The members of the McDonough family are pros at volunteering. Through opportunities at their church and the 4-H Club, the five McDonoughs have become highly active within the Northfield community.
By volunteering as a family three or four times a year, the McDonoughs have subconsciously instilled a volunteer ethic in their children. “It’s the things we’ve chosen to belong to as a family, like our church,” Tammy McDonough said. “There’s just that opportunity to volunteer, so you do.”
Every year the McDonoughs participate in the CROP Hunger Walk, an annual event that raises money and awareness for global hunger. Participants in last year’s walk raised over $30,000 for the cause.
Through their 4-H Club, the McDonoughs also have cleaned a section of a highway, have cared for a cemetery and sing at a nursing home during Christmas.
The family has become so infused with the value of volunteering that the children often volunteer on their own. Through their church, they have individually participated in several opportunities, including Feed My Starving Children.
Additionally, the McDonoughs donated their van to the Community Action Center, a gift that affected the McDonough children as much as it affected the recipient. “The kids thought that was just the coolest thing that someone else was going to get to have a car because we didn’t need to have our car anymore,” McDonough said.
More recently, the McDonough volunteer ethic has surfaced in the Goods for Good Sale. Karyn, the family’s middle child, has signed up to sell her and her sibling’s old toys and books.
When some neighbors mentioned the possibility of having a neighborhood garage sale, Karyn immediately expressed interest in selling her old toys. The McDonoughs were already planning on donating some things to their church, which is participating in the Goods for Good sale, so Tammy told Karyn that she could sell her toys in that sale.

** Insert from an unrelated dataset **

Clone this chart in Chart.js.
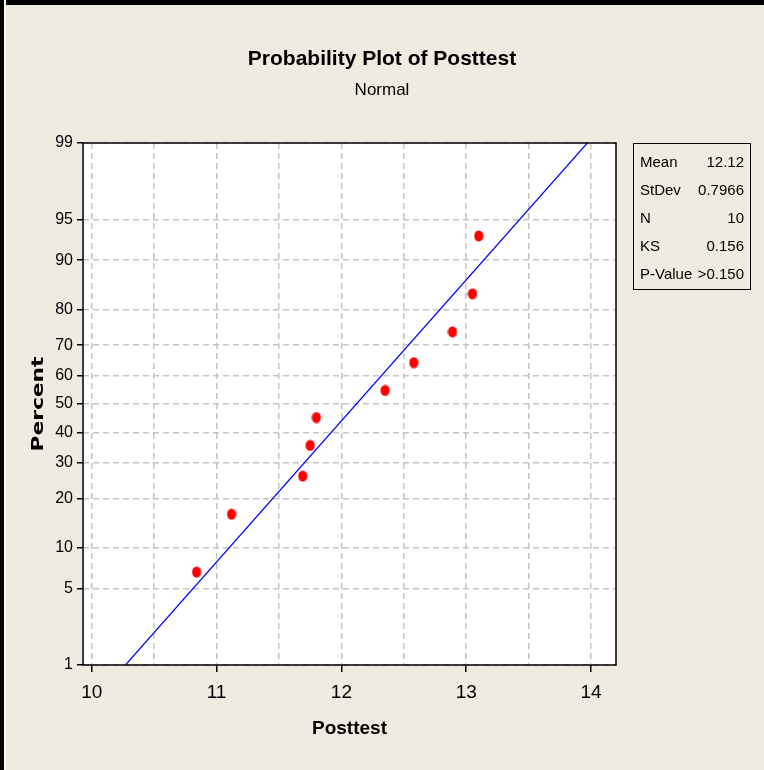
<!DOCTYPE html>
<html>
<head>
<meta charset="utf-8">
<script src="https://cdn.jsdelivr.net/npm/chart.js@4.4.0/dist/chart.umd.min.js"></script>
<style>
body { margin: 0; background: #EFEBE1; }
#wrap { position: relative; width: 764px; height: 770px; overflow: hidden; background: #EFEBE1; }
#myChart { position: absolute; left: 0; top: 0; }
#edgeTop { position: absolute; left: 0; top: 0; width: 764px; height: 5px; background: #000; }
#edgeLeft { position: absolute; left: 0; top: 0; width: 4px; height: 770px; background: #000; border-right: 2px solid #fff; }
#stats {
	position: absolute; left: 633px; top: 143px; width: 118px; height: 147px;
	border: 1.5px solid #000; padding-top: 4px; box-sizing: border-box;
	font-family: "Liberation Sans", Arial, sans-serif; font-size: 15px; color: #000;
}
#stats div { display: flex; justify-content: space-between; white-space: nowrap; line-height: 28px; padding: 0 6px 0 6px; }
</style>
</head>
<body>
<div id="wrap">
	<canvas id="myChart" width="764" height="770"></canvas>
	<div id="edgeTop"></div>
	<div id="edgeLeft"></div>
	<div id="stats"></div>
</div>
<script>
// data
var posttest = [10.84, 11.12, 11.69, 11.75, 11.80, 12.35, 12.58, 12.89, 13.05, 13.10];
var percent = [6.7, 16.3, 26.0, 35.6, 45.2, 54.8, 64.4, 74.0, 83.7, 93.3];

// fitted normal line (ends of the blue line)
var fitX = [10.27, 13.97];
var fitPct = [1, 99];

var yTicks = [1, 5, 10, 20, 30, 40, 50, 60, 70, 80, 90, 95, 99];
var xTicks = [10, 10.5, 11, 11.5, 12, 12.5, 13, 13.5, 14];

var statLabels = ['Mean', 'StDev', 'N', 'KS', 'P-Value'];
var statValues = ['12.12', '0.7966', '10', '0.156', '>0.150'];

var sans = '"Liberation Sans", Arial, sans-serif';

// inverse normal cdf (Acklam)
function probit(p) {
	var a = [-3.969683028665376e+01, 2.209460984245205e+02, -2.759285104469687e+02, 1.383577518672690e+02, -3.066479806614716e+01, 2.506628277459239e+00];
	var b = [-5.447609879822406e+01, 1.615858368580409e+02, -1.556989798598866e+02, 6.680131188771972e+01, -1.328068155288572e+01];
	var c = [-7.784894002430293e-03, -3.223964580411365e-01, -2.400758277161838e+00, -2.549732539343734e+00, 4.374664141464968e+00, 2.938163982698783e+00];
	var d = [7.784695709041462e-03, 3.224671290700398e-01, 2.445134137142996e+00, 3.754408661907416e+00];
	var pl = 0.02425, q, r;
	if (p < pl) {
		q = Math.sqrt(-2 * Math.log(p));
		return (((((c[0]*q+c[1])*q+c[2])*q+c[3])*q+c[4])*q+c[5]) / ((((d[0]*q+d[1])*q+d[2])*q+d[3])*q+1);
	}
	if (p <= 1 - pl) {
		q = p - 0.5; r = q * q;
		return (((((a[0]*r+a[1])*r+a[2])*r+a[3])*r+a[4])*r+a[5])*q / (((((b[0]*r+b[1])*r+b[2])*r+b[3])*r+b[4])*r+1);
	}
	q = Math.sqrt(-2 * Math.log(1 - p));
	return -(((((c[0]*q+c[1])*q+c[2])*q+c[3])*q+c[4])*q+c[5]) / ((((d[0]*q+d[1])*q+d[2])*q+d[3])*q+1);
}

function normcdf(z) {
	var t = 1 / (1 + 0.3275911 * Math.abs(z) / Math.SQRT2);
	var y = 1 - (((((1.061405429*t - 1.453152027)*t) + 1.421413741)*t - 0.284496736)*t + 0.254829592)*t * Math.exp(-z*z/2);
	return z >= 0 ? (1 + y) / 2 : (1 - y) / 2;
}

// normal probability axis
class ProbabilityScale extends Chart.Scale {
	determineDataLimits() {
		this.min = this.options.min;
		this.max = this.options.max;
	}
	buildTicks() {
		return yTicks.map(function(v) { return {value: v}; });
	}
	configure() {
		super.configure();
		this._zMin = probit(this.min / 100);
		this._zMax = probit(this.max / 100);
	}
	getPixelForValue(v) {
		var z = probit(v / 100);
		return this.getPixelForDecimal((z - this._zMin) / (this._zMax - this._zMin));
	}
	getValueForPixel(px) {
		var z = this._zMin + this.getDecimalForPixel(px) * (this._zMax - this._zMin);
		return 100 * normcdf(z);
	}
}
ProbabilityScale.id = 'probability';
ProbabilityScale.defaults = {};
Chart.register(ProbabilityScale);

// red dot, a bit taller than wide like the original
var dot = document.createElement('canvas');
dot.width = 10; dot.height = 12;
var dctx = dot.getContext('2d');
dctx.fillStyle = '#FF0000';
dctx.beginPath();
dctx.ellipse(5, 6, 4.6, 5.6, 0, 0, Math.PI * 2);
dctx.fill();

var framePlugin = {
	id: 'frame',
	beforeDraw: function(chart) {
		var ctx = chart.ctx, a = chart.chartArea;
		ctx.save();
		ctx.fillStyle = '#EFEBE1';
		ctx.fillRect(0, 0, chart.width, chart.height);
		ctx.fillStyle = '#FFFFFF';
		ctx.fillRect(a.left, a.top, a.right - a.left, a.bottom - a.top);
		ctx.restore();
	},
	afterDraw: function(chart) {
		var ctx = chart.ctx, a = chart.chartArea;
		ctx.save();
		ctx.strokeStyle = '#000';
		ctx.lineWidth = 1.5;
		ctx.strokeRect(a.left, a.top, a.right - a.left, a.bottom - a.top);
		// y axis title, stretched like the source picture
		ctx.translate(39, (a.top + a.bottom) / 2);
		ctx.rotate(-Math.PI / 2);
		ctx.scale(1.36, 1);
		ctx.fillStyle = '#000';
		ctx.font = 'bold 16px "DejaVu Sans", sans-serif';
		ctx.textAlign = 'center';
		ctx.textBaseline = 'middle';
		ctx.fillText('Percent', 0, 0);
		ctx.restore();
	}
};

var config = {
	type: 'scatter',
	data: {
		datasets: [{
			label: 'Posttest',
			data: posttest.map(function(x, i) { return {x: x, y: percent[i]}; }),
			pointStyle: dot,
			pointRadius: 5,
			pointHoverRadius: 5
		}, {
			label: 'Fit',
			data: fitX.map(function(x, i) { return {x: x, y: fitPct[i]}; }),
			showLine: true,
			borderColor: '#0000FF',
			borderWidth: 1.2,
			pointRadius: 0,
			fill: false
		}]
	},
	options: {
		responsive: false,
		animation: false,
		layout: { padding: { left: 0, right: 0, top: 0, bottom: 30 } },
		plugins: {
			legend: { display: false },
			tooltip: { enabled: false },
			title: {
				display: true,
				text: 'Probability Plot of Posttest',
				color: '#000',
				font: { family: sans, size: 21, weight: 'bold' },
				padding: { top: 47, bottom: 8 }
			},
			subtitle: {
				display: true,
				text: 'Normal',
				color: '#000',
				font: { family: sans, size: 17 },
				padding: { top: 0, bottom: 42.4 }
			}
		},
		scales: {
			x: {
				type: 'linear',
				position: 'bottom',
				min: 9.93,
				max: 14.2,
				afterBuildTicks: function(s) { s.ticks = xTicks.map(function(v) { return {value: v}; }); },
				afterFit: function(s) { s.height = 75; },
				ticks: {
					autoSkip: false,
					maxRotation: 0,
					color: '#000',
					padding: 9,
					font: { family: sans, size: 19 },
					callback: function(v) { return Number.isInteger(v) ? v : ''; }
				},
				grid: {
					color: '#C4C4C4',
					lineWidth: 1.5,
					tickLength: 7,
					tickWidth: 1.5,
					tickColor: function(c) { return Number.isInteger(c.tick && c.tick.value) ? '#000' : 'rgba(0,0,0,0)'; }
				},
				border: { display: false, dash: [6, 4] },
				title: {
					display: true,
					text: 'Posttest',
					color: '#000',
					font: { family: sans, size: 19, weight: 'bold' },
					padding: 0
				}
			},
			y: {
				type: 'probability',
				position: 'left',
				min: 1,
				max: 99,
				afterFit: function(s) { s.width = 83; },
				ticks: {
					color: '#000',
					padding: 4,
					font: { family: sans, size: 16 }
				},
				grid: {
					color: '#C4C4C4',
					lineWidth: 1.5,
					tickLength: 6,
					tickWidth: 1.5,
					tickColor: '#000'
				},
				border: { display: false, dash: [6, 4] }
			},
			// empty right axis: keeps room for the stats box
			side: {
				type: 'linear',
				position: 'right',
				afterFit: function(s) { s.width = 148; },
				ticks: { display: false },
				grid: { display: false },
				border: { display: false }
			}
		}
	},
	plugins: [framePlugin]
};

var myChart = new Chart(document.getElementById('myChart'), config);

var stats = document.getElementById('stats');
statLabels.forEach(function(l, i) {
	var row = document.createElement('div');
	row.innerHTML = '<span>' + l + '</span><span>' + statValues[i] + '</span>';
	stats.appendChild(row);
});
</script>
</body>
</html>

Coordinated by 5th Bridge, the Goods for Good sale is a city-wide garage sale May 1 – 3 in which participants donate 50 percent of their profits to a charity of their choice. When Tammy told Karyn about donating part of the money she earned, the 11-year-old immediately said, “Oh, I’d like to do the food shelf.”

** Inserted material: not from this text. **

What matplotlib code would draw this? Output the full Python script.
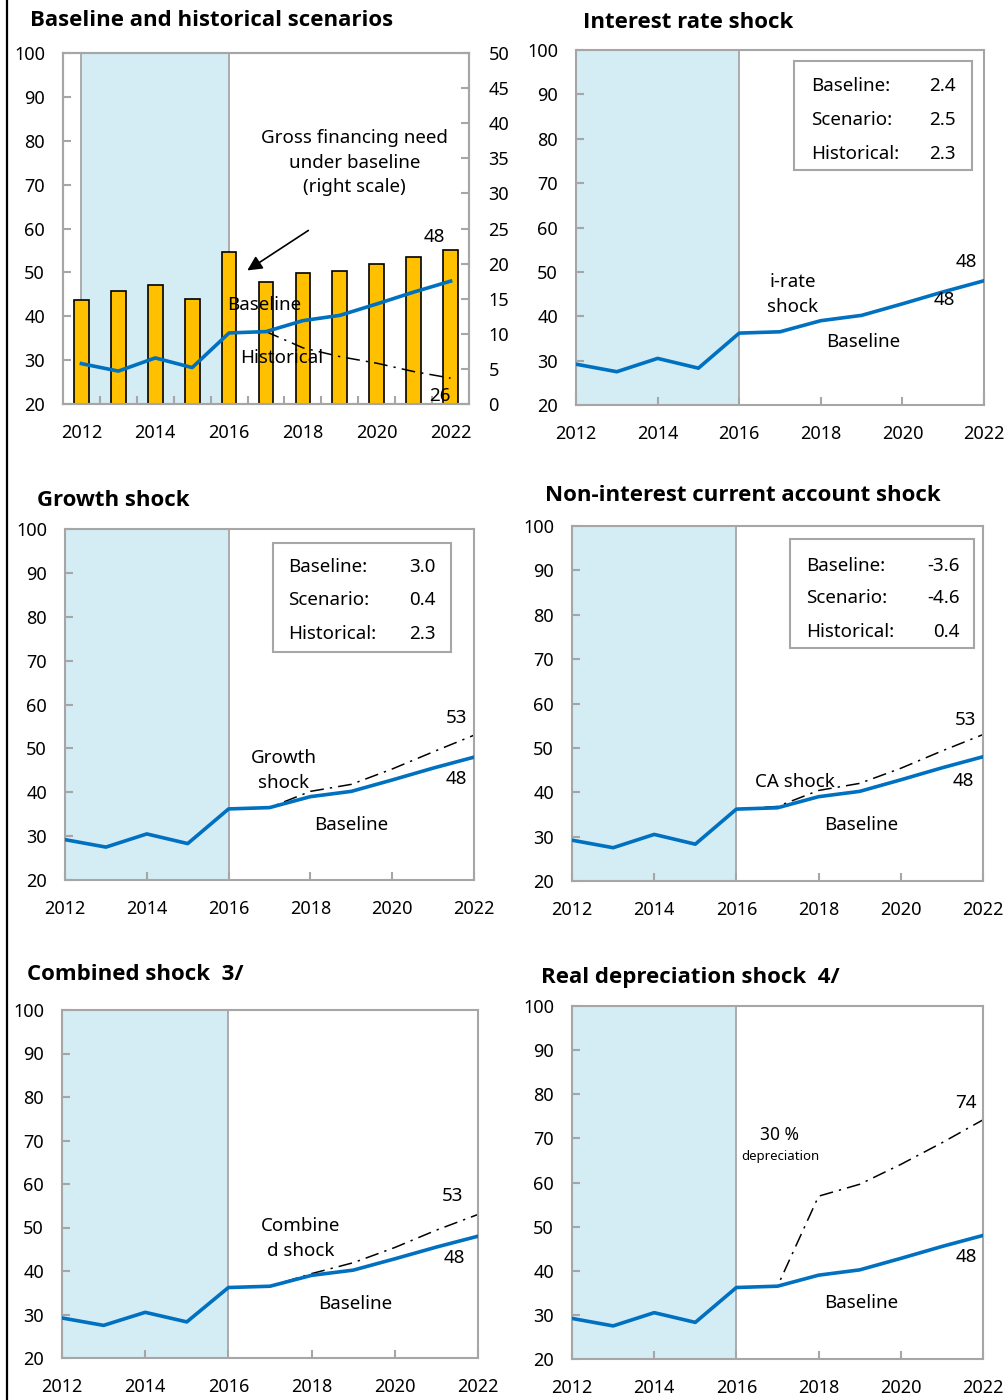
"""
Debt sustainability: baseline plus five stress scenarios, 3x2 panel layout.
"""
import matplotlib
matplotlib.use("Agg")
import matplotlib.pyplot as plt
from matplotlib.lines import Line2D
from matplotlib.patches import Rectangle

plt.rcParams['font.family'] = ['Noto Sans', 'DejaVu Sans']

# ---- data ----
years = list(range(2012, 2023))
baseline = [29.2, 27.5, 30.5, 28.3, 36.2, 36.5, 39.0, 40.2, 42.8, 45.5, 48.0]
gross_financing = [14.8, 16.1, 16.9, 15.0, 21.7, 17.4, 18.7, 18.9, 19.9, 21.0, 22.0]

hist_years = list(range(2017, 2023))
historical = [36.5, 32.8, 30.8, 29.3, 27.4, 25.9]

shock_years = list(range(2016, 2023))
irate_shock = [36.2, 36.5, 39.0, 40.2, 42.8, 45.5, 48.0]
growth_shock = [36.2, 36.5, 40.2, 41.8, 45.3, 49.2, 53.0]
ca_shock = [36.2, 36.8, 40.4, 42.0, 45.4, 49.3, 53.0]
combined_shock = [36.2, 36.5, 39.4, 41.9, 45.4, 49.4, 53.0]
depreciation_shock = [36.2, 36.5, 56.9, 59.6, 64.1, 69.0, 74.2]

box_labels = ["Baseline:", "Scenario:", "Historical:"]
irate_box = ["2.4", "2.5", "2.3"]
growth_box = ["3.0", "0.4", "2.3"]
ca_box = ["-3.6", "-4.6", "0.4"]

# ---- style ----
W, H = 1006, 1400
GRAY = "#A6A6A6"
SHADE = "#D4ECF4"
BLUE = "#0070C0"
GOLD = "#FFC000"
DASHDOT = (0, (9, 4, 1.5, 4))
FS = 13.5      # annotation text
TICK_FS = 13   # tick labels
LS = 1.5       # line spacing of two-line labels
TITLE_FONT = ['Open Sans', 'Lato', 'Liberation Sans', 'DejaVu Sans']

fig = plt.figure(figsize=(W / 100, H / 100), dpi=100)


def add_axes_px(x0, y0, x1, y1):
    return fig.add_axes([x0 / W, 1 - y1 / H, (x1 - x0) / W, (y1 - y0) / H])


def title_px(x, y, s):
    fig.text(x / W, 1 - y / H, s, fontsize=16, fontweight="bold",
             family=TITLE_FONT, ha="left", va="center")


def style_axes(ax):
    for s in ax.spines.values():
        s.set_color(GRAY)
        s.set_linewidth(1.5)
    ax.tick_params(axis="both", direction="in", length=6, width=1.5,
                   color=GRAY, labelsize=TICK_FS)
    ax.tick_params(axis="y", pad=13)
    ax.tick_params(axis="x", pad=14.5)
    ax.set_ylim(20, 100)
    ax.set_yticks(range(20, 101, 10))


def shock_panel(rect, shock, title, title_xy):
    ax = add_axes_px(*rect)
    style_axes(ax)
    ax.set_xlim(2012, 2022)
    ax.set_xticks(range(2012, 2023, 2))
    ax.axvspan(2012, 2016, color=SHADE, zorder=0, lw=0)
    ax.axvline(2016, color=GRAY, lw=1.3, zorder=1)
    ax.plot(shock_years, shock, color="black", lw=1.1, linestyle=DASHDOT, zorder=2)
    ax.plot(years, baseline, color=BLUE, lw=2.6, zorder=3)
    title_px(*title_xy, title)
    return ax


def info_box(ax, x0, x1, y0, y1, lab_x, val_x, rows_y, values):
    ax.add_patch(Rectangle((x0, y0), x1 - x0, y1 - y0, transform=ax.transAxes,
                           facecolor="white", edgecolor=GRAY, lw=1.5, zorder=4))
    for lab, val, y in zip(box_labels, values, rows_y):
        ax.text(lab_x, y, lab, transform=ax.transAxes, fontsize=FS,
                ha="left", va="center", zorder=5)
        ax.text(val_x, y, val, transform=ax.transAxes, fontsize=FS,
                ha="right", va="center", zorder=5)


# ---- panel 1: baseline and historical ----
ax1 = add_axes_px(63, 53, 469, 404)
ax1r = ax1.twinx()
style_axes(ax1)
for s in ax1r.spines.values():
    s.set_color(GRAY)
    s.set_linewidth(1.5)
ax1r.tick_params(axis="y", direction="in", length=6, width=1.5, color=GRAY,
                 labelsize=TICK_FS, pad=14)
ax1r.set_ylim(0, 50)
ax1r.set_yticks(range(0, 51, 5))
ax1.set_zorder(ax1r.get_zorder() + 1)
ax1.patch.set_visible(False)

ax1.set_xlim(2011.5, 2022.5)
ax1.set_xticks(range(2012, 2023, 2))
ax1.set_xticks([y + 0.5 for y in years[:-1]], minor=True)
ax1.tick_params(axis="x", which="major", length=0)
ax1.tick_params(axis="x", which="minor", direction="in", length=6, width=1.5,
                color=GRAY)

ax1r.axvspan(2012, 2016, color=SHADE, zorder=0, lw=0)
ax1r.axvline(2012, color=GRAY, lw=1.3, zorder=1)
ax1r.axvline(2016, color=GRAY, lw=1.3, zorder=1)
ax1r.bar(years, gross_financing, width=0.4, color=GOLD, edgecolor="black",
         lw=1.2, zorder=2)

ax1.plot(hist_years, historical, color="black", lw=1.1, linestyle=DASHDOT, zorder=2)
ax1.plot(years, baseline, color=BLUE, lw=2.6, zorder=3)

ax1.text(2019.4, 75.0, "Gross financing need\nunder baseline\n(right scale)",
         fontsize=FS, ha="center", va="center", linespacing=1.45)
ax1.annotate("", xy=(2016.43, 50.1), xytext=(2018.21, 59.9),
             arrowprops=dict(arrowstyle="-|>", color="black", lw=1.2,
                             mutation_scale=22))
ax1.text(2015.95, 42.5, "Baseline", fontsize=FS, ha="left", va="center", zorder=4)
ax1.text(2016.3, 30.5, "Historical", fontsize=FS, ha="left", va="center", zorder=4)
ax1.text(2021.55, 58.0, "48", fontsize=FS, ha="center", va="center")
ax1.text(2021.7, 21.8, "26", fontsize=FS, ha="center", va="center", zorder=4)
title_px(30, 20, "Baseline and historical scenarios")

# ---- panel 2: interest rate shock ----
ax2 = shock_panel((576, 50, 984, 405), irate_shock, "Interest rate shock", (583, 22))
info_box(ax2, 0.534, 0.971, 0.662, 0.969, 0.576, 0.931,
         [0.899, 0.803, 0.707], irate_box)
ax2.text(2017.32, 44.9, "i-rate\nshock", fontsize=FS, ha="center", va="center",
         linespacing=LS)
ax2.text(2019.03, 34.2, "Baseline", fontsize=FS, ha="center", va="center")
ax2.text(2021.58, 52.2, "48", fontsize=FS, ha="center", va="center")
ax2.text(2021.02, 43.7, "48", fontsize=FS, ha="center", va="center")

# ---- panel 3: growth shock ----
ax3 = shock_panel((65, 529, 474, 880), growth_shock, "Growth shock", (37, 500))
info_box(ax3, 0.509, 0.944, 0.650, 0.960, 0.545, 0.905,
         [0.892, 0.798, 0.701], growth_box)
ax3.text(2017.34, 44.9, "Growth\nshock", fontsize=FS, ha="center", va="center",
         linespacing=LS)
ax3.text(2019.0, 32.5, "Baseline", fontsize=FS, ha="center", va="center")
ax3.text(2021.56, 56.9, "53", fontsize=FS, ha="center", va="center")
ax3.text(2021.56, 43.0, "48", fontsize=FS, ha="center", va="center")

# ---- panel 4: non-interest current account shock ----
ax4 = shock_panel((572, 526, 983, 881), ca_shock,
                  "Non-interest current account shock", (545, 495))
info_box(ax4, 0.530, 0.978, 0.656, 0.963, 0.569, 0.944,
         [0.887, 0.797, 0.701], ca_box)
ax4.text(2017.43, 42.3, "CA shock", fontsize=FS, ha="center", va="center")
ax4.text(2019.04, 32.6, "Baseline", fontsize=FS, ha="center", va="center")
ax4.text(2021.57, 56.3, "53", fontsize=FS, ha="center", va="center")
ax4.text(2021.52, 42.5, "48", fontsize=FS, ha="center", va="center")

# ---- panel 5: combined shock ----
ax5 = shock_panel((62, 1010, 478, 1358), combined_shock, "Combined shock  3/", (27, 975))
ax5.text(2017.74, 47.5, "Combine\nd shock", fontsize=FS, ha="center", va="center",
         linespacing=LS)
ax5.text(2019.04, 32.4, "Baseline", fontsize=FS, ha="center", va="center")
ax5.text(2021.39, 57.2, "53", fontsize=FS, ha="center", va="center")
ax5.text(2021.44, 43.0, "48", fontsize=FS, ha="center", va="center")

# ---- panel 6: real depreciation shock ----
ax6 = shock_panel((572, 1006, 983, 1359), depreciation_shock,
                  "Real depreciation shock  4/", (541, 977))
ax6.text(2017.06, 70.7, "30 %", fontsize=12.5, ha="center", va="center")
ax6.text(2017.06, 65.9, "depreciation", fontsize=9.5, ha="center", va="center")
ax6.text(2019.03, 32.6, "Baseline", fontsize=FS, ha="center", va="center")
ax6.text(2021.59, 78.1, "74", fontsize=FS, ha="center", va="center")
ax6.text(2021.59, 43.2, "48", fontsize=FS, ha="center", va="center")

# left frame line
fig.add_artist(Line2D([7 / W, 7 / W], [0, 1], color="black", lw=1.6))

plt.savefig("out.png", dpi=100)
plt.close()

Through their church, Karyn has been to the Northfield Food Shelf several times to stock the shelves. This volunteering made a huge impact on her, according to Tammy McDonough.
As soon as she got permission from her mother to hold the sale in their garage, Karyn began convincing her siblings to donate the toys and books they no longer use. “She cleaned house on all their toys, and talked about what they didn’t need and want,” Tammy McDonough said.
Karyn donated $12 to the Food Shelf, which was half the the money she raised through her toy and book sale.